Extract precisely the lines that run from the line containing "Output the LaTeX" to the end of the records below, with both ends included and pictures omitted.

(begin)

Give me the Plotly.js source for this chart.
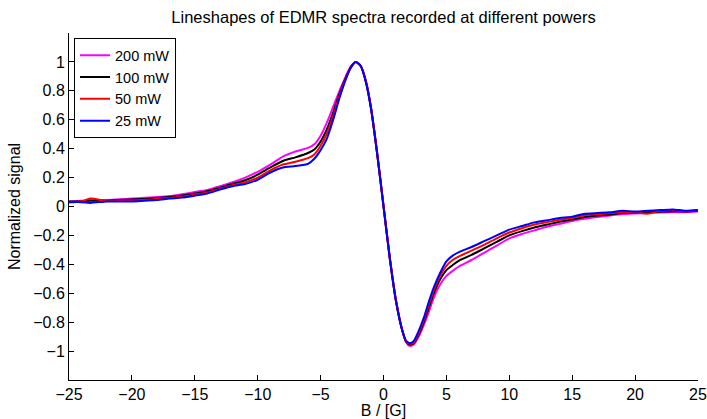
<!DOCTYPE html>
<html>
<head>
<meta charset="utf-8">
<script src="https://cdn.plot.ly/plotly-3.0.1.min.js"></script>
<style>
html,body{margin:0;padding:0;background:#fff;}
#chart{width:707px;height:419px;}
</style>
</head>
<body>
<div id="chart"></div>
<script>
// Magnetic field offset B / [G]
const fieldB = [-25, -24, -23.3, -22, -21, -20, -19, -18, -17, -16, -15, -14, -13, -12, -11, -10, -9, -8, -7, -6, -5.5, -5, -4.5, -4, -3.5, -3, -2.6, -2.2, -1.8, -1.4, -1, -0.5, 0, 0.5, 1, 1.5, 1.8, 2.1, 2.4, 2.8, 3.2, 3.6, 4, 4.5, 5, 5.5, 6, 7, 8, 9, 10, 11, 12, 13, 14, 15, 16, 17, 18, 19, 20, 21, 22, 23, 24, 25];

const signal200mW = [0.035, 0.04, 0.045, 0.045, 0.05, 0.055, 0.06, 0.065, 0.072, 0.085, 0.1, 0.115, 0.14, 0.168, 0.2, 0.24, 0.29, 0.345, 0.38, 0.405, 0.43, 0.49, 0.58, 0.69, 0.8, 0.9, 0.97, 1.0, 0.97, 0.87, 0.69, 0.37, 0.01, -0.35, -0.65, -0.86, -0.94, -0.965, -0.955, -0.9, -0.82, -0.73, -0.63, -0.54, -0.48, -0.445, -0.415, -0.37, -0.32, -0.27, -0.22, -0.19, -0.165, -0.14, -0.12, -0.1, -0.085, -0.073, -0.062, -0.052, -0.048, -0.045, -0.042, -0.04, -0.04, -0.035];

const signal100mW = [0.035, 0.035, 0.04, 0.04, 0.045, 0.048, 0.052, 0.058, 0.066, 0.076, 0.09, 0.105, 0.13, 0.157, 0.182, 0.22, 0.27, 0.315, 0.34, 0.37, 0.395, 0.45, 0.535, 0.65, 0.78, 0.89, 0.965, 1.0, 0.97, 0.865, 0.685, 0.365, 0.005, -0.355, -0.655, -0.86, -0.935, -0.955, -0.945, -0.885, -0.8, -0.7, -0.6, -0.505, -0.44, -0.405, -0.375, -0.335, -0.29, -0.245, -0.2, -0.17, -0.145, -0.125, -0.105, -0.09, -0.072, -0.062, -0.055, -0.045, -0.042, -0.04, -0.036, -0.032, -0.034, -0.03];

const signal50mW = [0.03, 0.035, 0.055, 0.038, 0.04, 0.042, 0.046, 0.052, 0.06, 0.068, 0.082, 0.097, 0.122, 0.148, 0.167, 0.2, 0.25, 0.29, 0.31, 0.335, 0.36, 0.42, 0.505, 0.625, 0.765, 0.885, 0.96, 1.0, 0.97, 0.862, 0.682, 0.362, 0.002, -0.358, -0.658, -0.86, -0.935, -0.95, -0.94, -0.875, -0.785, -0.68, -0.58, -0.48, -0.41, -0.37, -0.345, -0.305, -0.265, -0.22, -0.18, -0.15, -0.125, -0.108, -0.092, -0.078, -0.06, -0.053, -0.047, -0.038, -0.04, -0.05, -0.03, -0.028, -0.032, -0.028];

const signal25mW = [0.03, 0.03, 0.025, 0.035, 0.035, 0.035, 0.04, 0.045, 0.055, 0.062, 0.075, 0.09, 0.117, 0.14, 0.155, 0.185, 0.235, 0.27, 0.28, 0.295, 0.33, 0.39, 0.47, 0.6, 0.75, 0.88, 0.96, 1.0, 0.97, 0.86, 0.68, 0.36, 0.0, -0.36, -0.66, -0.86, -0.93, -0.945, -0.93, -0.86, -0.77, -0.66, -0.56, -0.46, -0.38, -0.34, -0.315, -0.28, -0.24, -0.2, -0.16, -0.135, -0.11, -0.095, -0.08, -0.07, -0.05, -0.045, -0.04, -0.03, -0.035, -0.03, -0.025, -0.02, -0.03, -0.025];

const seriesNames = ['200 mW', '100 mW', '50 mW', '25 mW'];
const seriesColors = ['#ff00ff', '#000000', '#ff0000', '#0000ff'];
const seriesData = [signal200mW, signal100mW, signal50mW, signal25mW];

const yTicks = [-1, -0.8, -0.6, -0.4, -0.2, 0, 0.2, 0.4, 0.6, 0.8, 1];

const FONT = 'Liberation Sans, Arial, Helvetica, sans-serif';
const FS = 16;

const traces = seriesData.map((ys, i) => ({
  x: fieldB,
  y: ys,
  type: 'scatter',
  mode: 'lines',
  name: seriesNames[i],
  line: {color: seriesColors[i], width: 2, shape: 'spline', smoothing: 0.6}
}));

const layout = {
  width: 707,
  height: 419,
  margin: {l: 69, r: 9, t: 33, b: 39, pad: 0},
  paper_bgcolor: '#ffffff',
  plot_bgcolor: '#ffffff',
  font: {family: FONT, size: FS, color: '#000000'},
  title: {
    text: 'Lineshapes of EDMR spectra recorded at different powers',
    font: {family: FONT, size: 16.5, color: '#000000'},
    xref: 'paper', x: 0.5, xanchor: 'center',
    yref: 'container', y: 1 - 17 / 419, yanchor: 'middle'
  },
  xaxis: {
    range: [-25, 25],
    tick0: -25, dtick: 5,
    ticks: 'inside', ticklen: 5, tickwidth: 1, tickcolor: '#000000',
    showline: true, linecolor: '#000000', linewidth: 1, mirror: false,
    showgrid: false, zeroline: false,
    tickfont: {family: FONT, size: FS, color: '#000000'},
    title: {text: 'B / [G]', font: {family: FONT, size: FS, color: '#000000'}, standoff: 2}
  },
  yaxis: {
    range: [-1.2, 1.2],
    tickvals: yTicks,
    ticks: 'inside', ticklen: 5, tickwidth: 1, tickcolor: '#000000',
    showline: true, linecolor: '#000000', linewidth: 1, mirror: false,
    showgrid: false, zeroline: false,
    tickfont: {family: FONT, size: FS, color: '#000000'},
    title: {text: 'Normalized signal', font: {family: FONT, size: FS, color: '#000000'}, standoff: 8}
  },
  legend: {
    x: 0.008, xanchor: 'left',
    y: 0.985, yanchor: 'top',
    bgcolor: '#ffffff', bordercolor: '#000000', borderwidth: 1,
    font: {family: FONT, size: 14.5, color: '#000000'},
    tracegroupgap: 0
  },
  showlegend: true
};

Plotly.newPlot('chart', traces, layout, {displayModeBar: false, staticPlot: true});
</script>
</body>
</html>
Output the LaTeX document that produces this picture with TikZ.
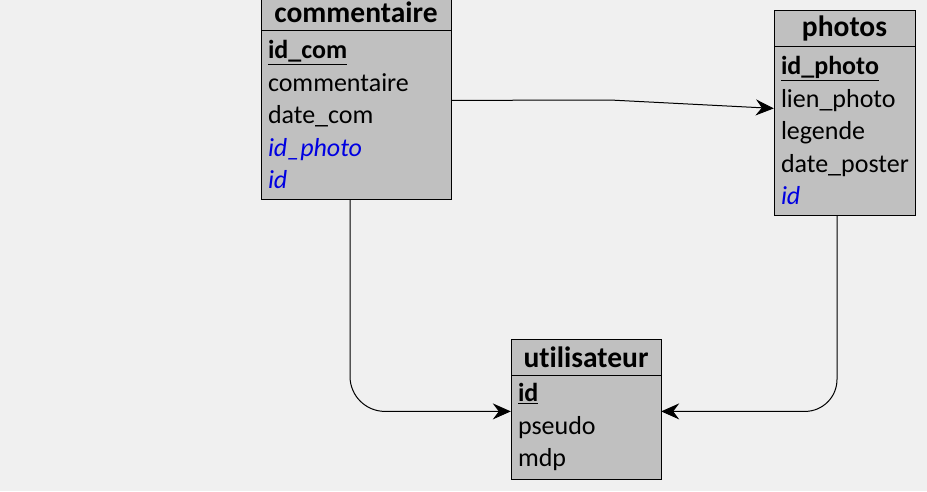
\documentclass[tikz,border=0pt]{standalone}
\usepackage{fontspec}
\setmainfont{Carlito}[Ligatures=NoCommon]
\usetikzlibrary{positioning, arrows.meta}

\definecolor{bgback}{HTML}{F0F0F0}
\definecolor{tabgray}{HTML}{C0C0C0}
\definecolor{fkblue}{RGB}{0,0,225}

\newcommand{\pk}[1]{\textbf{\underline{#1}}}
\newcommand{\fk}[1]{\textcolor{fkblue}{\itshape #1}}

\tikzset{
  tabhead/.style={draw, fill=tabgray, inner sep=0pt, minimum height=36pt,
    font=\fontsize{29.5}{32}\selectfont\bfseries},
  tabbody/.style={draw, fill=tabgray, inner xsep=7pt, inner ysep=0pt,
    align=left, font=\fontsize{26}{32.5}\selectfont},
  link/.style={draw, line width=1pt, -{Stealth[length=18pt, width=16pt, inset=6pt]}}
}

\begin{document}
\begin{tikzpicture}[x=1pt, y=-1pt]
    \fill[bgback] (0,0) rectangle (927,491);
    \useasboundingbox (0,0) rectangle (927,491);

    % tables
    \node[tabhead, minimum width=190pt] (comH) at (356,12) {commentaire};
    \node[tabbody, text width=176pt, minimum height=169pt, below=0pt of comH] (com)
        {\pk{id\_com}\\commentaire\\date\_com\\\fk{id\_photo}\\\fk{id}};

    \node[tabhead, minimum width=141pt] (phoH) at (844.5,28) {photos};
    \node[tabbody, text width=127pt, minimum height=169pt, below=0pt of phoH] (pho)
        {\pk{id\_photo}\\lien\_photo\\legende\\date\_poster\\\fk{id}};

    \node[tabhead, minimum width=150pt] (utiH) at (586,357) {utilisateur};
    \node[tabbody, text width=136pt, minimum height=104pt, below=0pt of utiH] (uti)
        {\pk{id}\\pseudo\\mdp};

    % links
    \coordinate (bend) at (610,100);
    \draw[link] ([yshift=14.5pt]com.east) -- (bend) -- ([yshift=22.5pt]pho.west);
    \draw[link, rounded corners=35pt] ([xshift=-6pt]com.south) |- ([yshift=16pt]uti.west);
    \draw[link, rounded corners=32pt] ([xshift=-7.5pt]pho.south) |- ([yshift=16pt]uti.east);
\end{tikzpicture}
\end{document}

(end)

_Correct result_
Output the LaTeX document that produces this picture with TikZ.
\documentclass[tikz,border=0pt]{standalone}
\usepackage{fontspec}
\setmainfont{Carlito}[Ligatures=NoCommon]
\usetikzlibrary{positioning, arrows.meta}

\definecolor{bgback}{HTML}{F0F0F0}
\definecolor{tabgray}{HTML}{C0C0C0}
\definecolor{fkblue}{RGB}{0,0,225}

\newcommand{\pk}[1]{\textbf{\underline{#1}}}
\newcommand{\fk}[1]{\textcolor{fkblue}{\itshape #1}}

\tikzset{
  tabhead/.style={draw, fill=tabgray, inner sep=0pt, minimum height=36pt,
    font=\fontsize{29.5}{32}\selectfont\bfseries},
  tabbody/.style={draw, fill=tabgray, inner xsep=7pt, inner ysep=0pt,
    align=left, font=\fontsize{26}{32.5}\selectfont},
  link/.style={draw, line width=1pt, -{Stealth[length=18pt, width=16pt, inset=6pt]}}
}

\begin{document}
\begin{tikzpicture}[x=1pt, y=-1pt]
    \fill[bgback] (0,0) rectangle (927,491);
    \useasboundingbox (0,0) rectangle (927,491);

    % tables
    \node[tabhead, minimum width=190pt] (comH) at (356,12) {commentaire};
    \node[tabbody, text width=176pt, minimum height=169pt, below=0pt of comH] (com)
        {\pk{id\_com}\\commentaire\\date\_com\\\fk{id\_photo}\\\fk{id}};

    \node[tabhead, minimum width=141pt] (phoH) at (844.5,28) {photos};
    \node[tabbody, text width=127pt, minimum height=169pt, below=0pt of phoH] (pho)
        {\pk{id\_photo}\\lien\_photo\\legende\\date\_poster\\\fk{id}};

    \node[tabhead, minimum width=150pt] (utiH) at (586,357) {utilisateur};
    \node[tabbody, text width=136pt, minimum height=104pt, below=0pt of utiH] (uti)
        {\pk{id}\\pseudo\\mdp};

    % links
    \coordinate (bend) at (610,100);
    \draw[link] ([yshift=14.5pt]com.east) -- (bend) -- ([yshift=22.5pt]pho.west);
    \draw[link, rounded corners=35pt] ([xshift=-6pt]com.south) |- ([yshift=16pt]uti.west);
    \draw[link, rounded corners=32pt] ([xshift=-7.5pt]pho.south) |- ([yshift=16pt]uti.east);
\end{tikzpicture}
\end{document}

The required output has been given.